To address this need, we research methods and tools to design, analyse, optimize and distribute machine learning algorithms to make optimal use of the available resources on the edge, fog and in the cloud, without compromising on their accuracy.
Research examples
- Resource analysis and distribution: on devices with limited resources we need to make sure that the tasks can be executed within the application and hardware constraints. This is especially the case for time and safety critical applications. Here, we use a hybrid analysis method that splits the application into small blocks, allowing us to estimate the worst case resource consumption in an efficient way. Using machine learning algorithms, we can also predict how much resources would be consumed on other platforms, using software and hardware features. If we have multiple devices at our disposal, we can use this block-based information to determine the optimal distribution of an application across multiple devices, taking into account multiple objectives at once. This can be done statically at deployment time, or dynamically at run time, using novel reinforcement learning methods.

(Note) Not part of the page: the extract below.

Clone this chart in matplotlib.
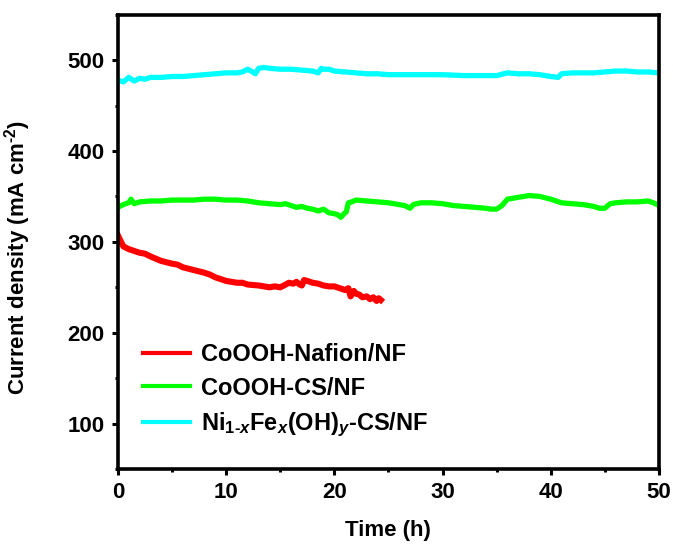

- Component adaptation: A first approach to optimize neural networks for constrained devices is Neural Architecture Search. Here, an algorithm automatically searches optimal neural architectures for a specific task on a specific device, taking into account the hardware architecture and its limitations. Our research focuses on significantly reducing the time needed to find these fine-tuned architectures. An alternative approach is to compress the neural network by removing all excess information. Starting with an off the shelf solution, we identify which knowledge is relevant for a specific task and prune the unneeded connections of the neural network, lowering its computational requirements. This leads to a more resource efficient implementation, while maintaining the level of accuracy within a specific context.
- Neuro-inspired computing systems: in this track, we investigate 3rd generation neural network architectures inspired by new insights about the brain, such as spike encodings, different neuron types, synaptic plasticity mechanisms and novel topologies. Enabling on device adaptation and learning in noisy or changing environments with minimal compute and memory resources.